We spent a few packed-full days in Paris living out of a tiny AirBNB apartment in the central 1st Arrondissement.  It did not disappoint on any front.

We spent a Sunday morning popping into famous historical churches that included...

Sainte Chapelle, which contains one of the most impressive stained-glass displays I've ever seen

Notre Dame, which houses some famous Catholic relics that included Christ's purported Crown of Thorns

Some smaller, but equally impressive churches in the Latin Quarter - St. Julien le Pauvre, St. Severin Church, and Saint Germain des Pres. 

As for paintings, we skipped the Louvre and went to the Musée d'Orsay, which displayed such gems as Van Gogh's Sower with Setting Sun, Starry Night Over the Rhone, and some of Monet's Water Lilies.

Tuesday, June 27, 2017

Summer in Europe - Part 2 - Adventures in Food

Anyone who knows me knows that I get as excited about new food when I travel as I do about anything else.  Needless to say, I was super excited to eat our way across Europe.  We of course tried to have some of the iconic fare from each of the three countries we visited, along with some unexpected surprises.  There was so much good stuff, I had to write it all down!
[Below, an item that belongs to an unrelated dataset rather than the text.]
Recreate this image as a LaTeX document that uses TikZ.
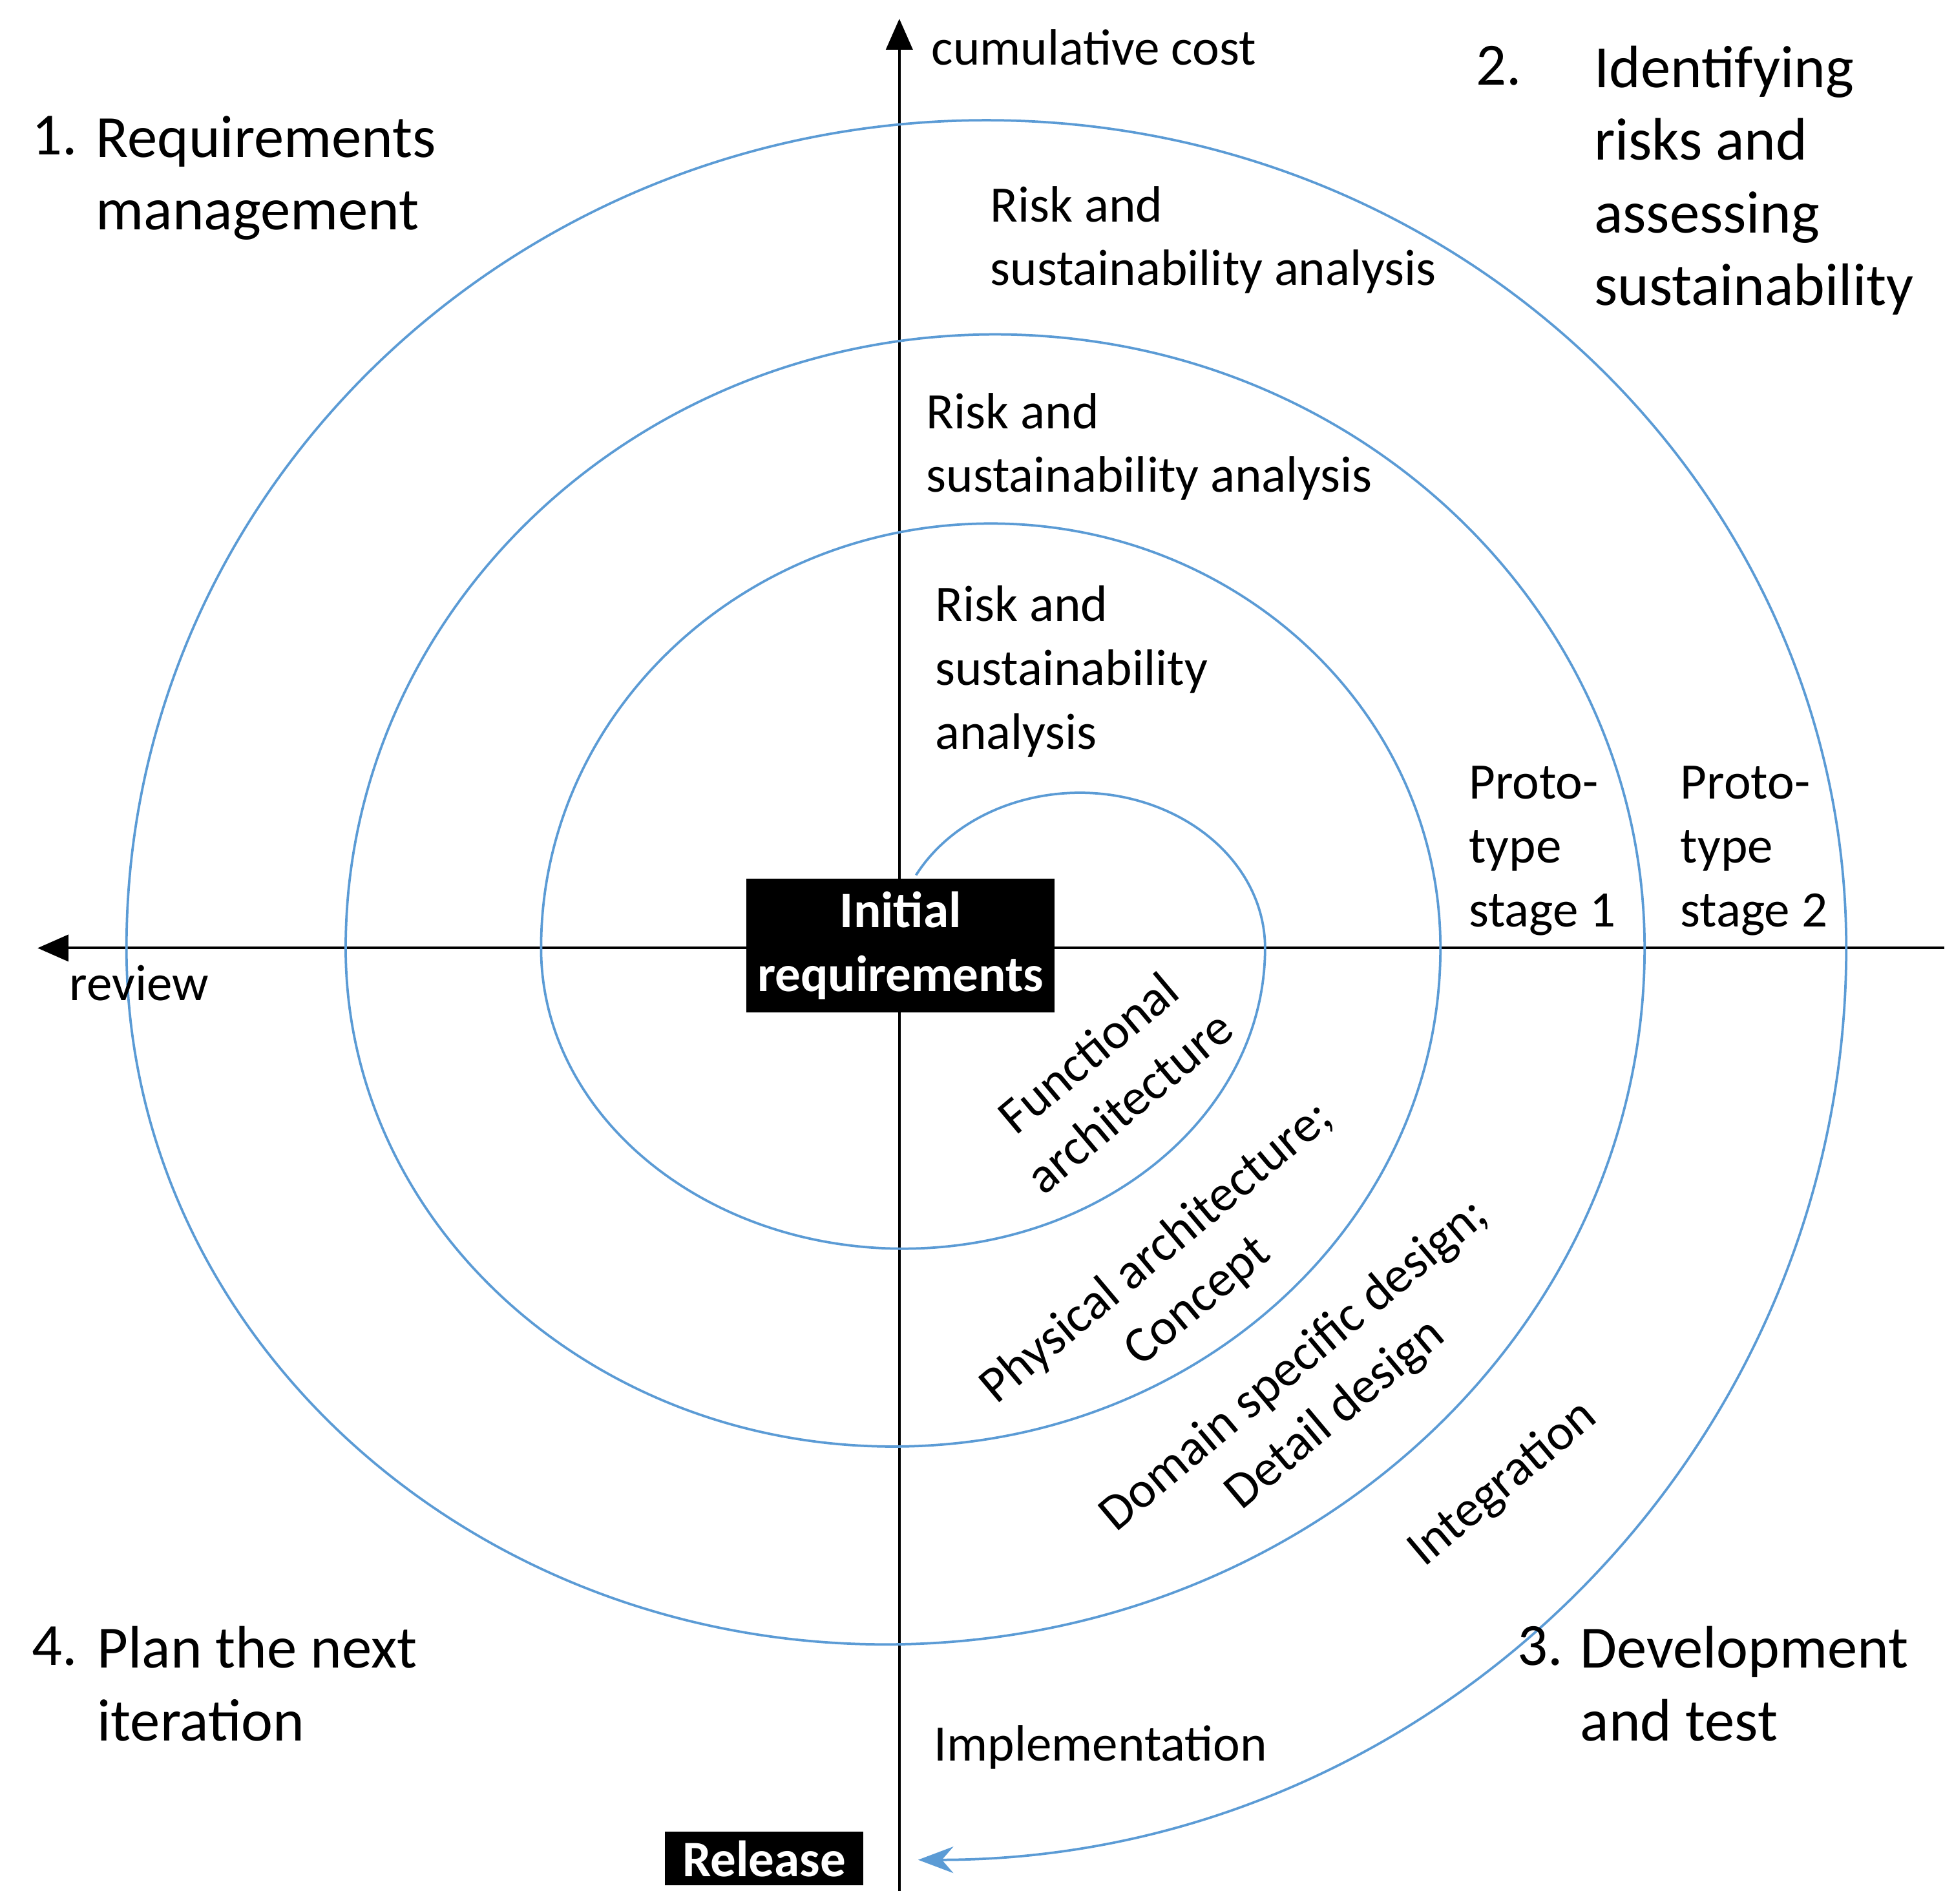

 In London, we had classics like fish 'n' chips, steak and ale pie, and British ales in some local pubs.  We also tried Ian and Junita's favorite local spot for Indian food, where we ate four plates of amazing curried rack of lamb.  Alissa was also on a mission to find scones and clotted cream, which I managed to procure on our very last day.


Some highlights here included some moules marinières (mussles) at a cafe right on Lake Geneva and lots and lots of cheese.  Real Gruyère was no joke.

The highlight, though, was Junita's uncle Edwin's offer to share a raclette of cheese with us - which he insisted is far more pure and superior in comparison to fondue.   This ridiculous cheese and method of eating cheese involved heating a huge half-wheel with a specially designed heating element and scraping off globs of melted cheese to eat with potatoes and other things.  And yes, it was as amazing as it looks.


I actually had a list of specific foods I wanted to have in Paris - most of which I'd never had before -  and I think I got to all of them.  This list included foie gras, steak tartare, escargot, duck breast.  All were amazing, and the French more than lived up to their food-glorifying reputation.   I read in a book during our time here that UNESCO has even declared French cuisine a "world intangible heritage."

And of course, we couldn't leave Paris without having lots of pastries - every morning, mind you - and baguette sandwiches.